⟨
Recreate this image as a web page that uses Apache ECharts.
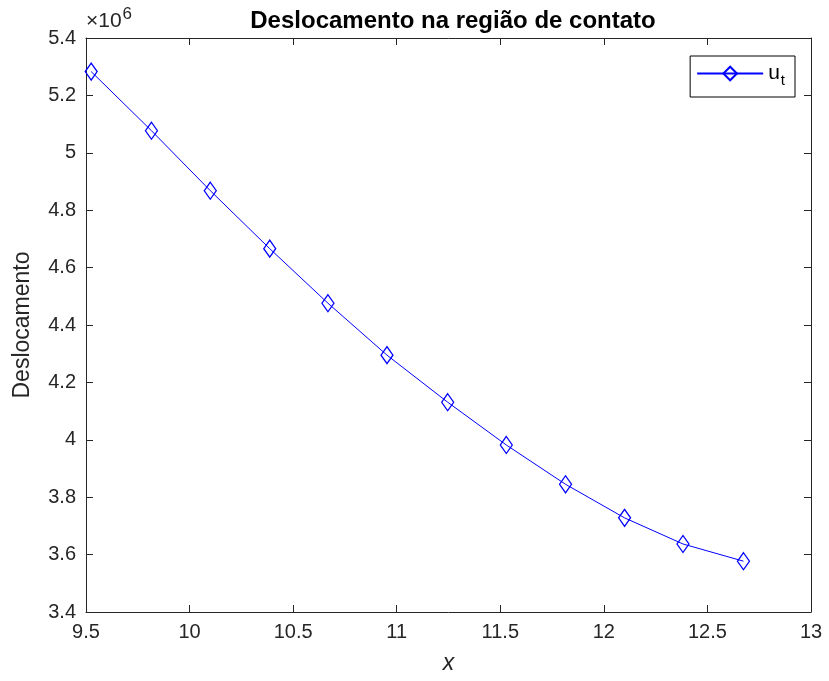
<!DOCTYPE html>
<html>
<head>
<meta charset="utf-8">
<title>Deslocamento na região de contato</title>
<script src="https://cdn.jsdelivr.net/npm/echarts@6/dist/echarts.min.js"></script>
<style>
  html, body { margin: 0; padding: 0; background: #fff; }
  #chart { width: 829px; height: 681px; }
</style>
</head>
<body>
<div id="chart"></div>
<script>
// dados
const xPos = [9.525, 9.816, 10.100, 10.387, 10.668, 10.953, 11.246, 11.529, 11.815, 12.100, 12.382, 12.674]
const deslocamento = [5.283e6, 5.077e6, 4.868e6, 4.666e6, 4.476e6, 4.295e6, 4.131e6, 3.982e6, 3.845e6, 3.728e6, 3.637e6, 3.577e6]
const seriesName = 'u_t'

const font = 'Liberation Sans, Arial, Helvetica, sans-serif'
const axisColor = '#262626'

let myChart = echarts.init(document.getElementById('chart'))

const tickOnly = {
  axisLine: { show: true, lineStyle: { color: axisColor, width: 1 } },
  axisTick: { show: true, inside: true, length: 7, lineStyle: { color: axisColor } },
  splitLine: { show: false }
}

var option = {
  backgroundColor: '#fff',
  animation: false,
  title: {
    text: 'Deslocamento na região de contato',
    left: 448, top: 4, textAlign: 'center',
    textStyle: { fontFamily: font, fontSize: 24, fontWeight: 'bold', color: '#000' }
  },
  legend: {
    right: 34, top: 56,
    padding: [7, 10, 9, 6],
    itemWidth: 66, itemHeight: 17,
    borderColor: '#000', borderWidth: 1,
    backgroundColor: '#fff',
    data: [seriesName],
    formatter: () => '{a|u}{b|t}',
    textStyle: {
      rich: {
        a: { fontFamily: font, fontSize: 21, color: '#000' },
        b: { fontFamily: font, fontSize: 15, color: '#000', padding: [14, 0, 0, 1] }
      }
    }
  },
  grid: { left: 86, right: 18, top: 38, bottom: 69, outerBoundsMode: 'none' },
  xAxis: [{
    type: 'value', min: 9.5, max: 13, interval: 0.5,
    ...tickOnly,
    axisLabel: { fontFamily: font, fontSize: 20, color: axisColor, margin: 10 },
    name: 'x', nameLocation: 'middle', nameGap: 40,
    nameTextStyle: { fontFamily: font, fontSize: 23, fontStyle: 'italic', color: axisColor }
  }, {
    type: 'value', position: 'top', min: 9.5, max: 13, interval: 0.5,
    ...tickOnly, axisLabel: { show: false }
  }],
  yAxis: [{
    type: 'value', min: 3.4e6, max: 5.4e6, interval: 0.2e6,
    ...tickOnly,
    axisLabel: {
      fontFamily: font, fontSize: 20, color: axisColor, margin: 10,
      formatter: v => String(parseFloat((v / 1e6).toFixed(1)))
    },
    name: 'Deslocamento', nameLocation: 'middle', nameGap: 52,
    nameTextStyle: { fontFamily: font, fontSize: 23, color: axisColor }
  }, {
    type: 'value', position: 'right', min: 3.4e6, max: 5.4e6, interval: 0.2e6,
    ...tickOnly, axisLabel: { show: false }
  }],
  graphic: [{
    type: 'text', left: 86, top: 6,
    style: {
      text: '{a|×10}{b|6}',
      rich: {
        a: { fontFamily: font, fontSize: 21, fill: axisColor },
        b: { fontFamily: font, fontSize: 17, fill: axisColor, padding: [0, 0, 13, 1] }
      }
    }
  }],
  series: [{
    name: seriesName,
    type: 'line',
    data: xPos.map((x, i) => [x, deslocamento[i]]),
    symbol: 'diamond',
    symbolSize: [12, 17],
    showAllSymbol: true,
    lineStyle: { color: '#0000ff', width: 1 },
    itemStyle: { color: 'rgba(255,255,255,0)', borderColor: '#0000ff', borderWidth: 1.3 },
    emphasis: { disabled: true }
  }]
}

myChart.setOption(option)
</script>
</body>
</html>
⟩
## YOUR OBJECTIVE
From the top of the listing above, repeat each line exactly until you reach the line containing "const axisColor = '#262626'", and repeat that one too. Leave the pictures out.

## CORRECT ANSWER
Recreate this image as a web page that uses Apache ECharts.
<!DOCTYPE html>
<html>
<head>
<meta charset="utf-8">
<title>Deslocamento na região de contato</title>
<script src="https://cdn.jsdelivr.net/npm/echarts@6/dist/echarts.min.js"></script>
<style>
  html, body { margin: 0; padding: 0; background: #fff; }
  #chart { width: 829px; height: 681px; }
</style>
</head>
<body>
<div id="chart"></div>
<script>
// dados
const xPos = [9.525, 9.816, 10.100, 10.387, 10.668, 10.953, 11.246, 11.529, 11.815, 12.100, 12.382, 12.674]
const deslocamento = [5.283e6, 5.077e6, 4.868e6, 4.666e6, 4.476e6, 4.295e6, 4.131e6, 3.982e6, 3.845e6, 3.728e6, 3.637e6, 3.577e6]
const seriesName = 'u_t'

const font = 'Liberation Sans, Arial, Helvetica, sans-serif'
const axisColor = '#262626'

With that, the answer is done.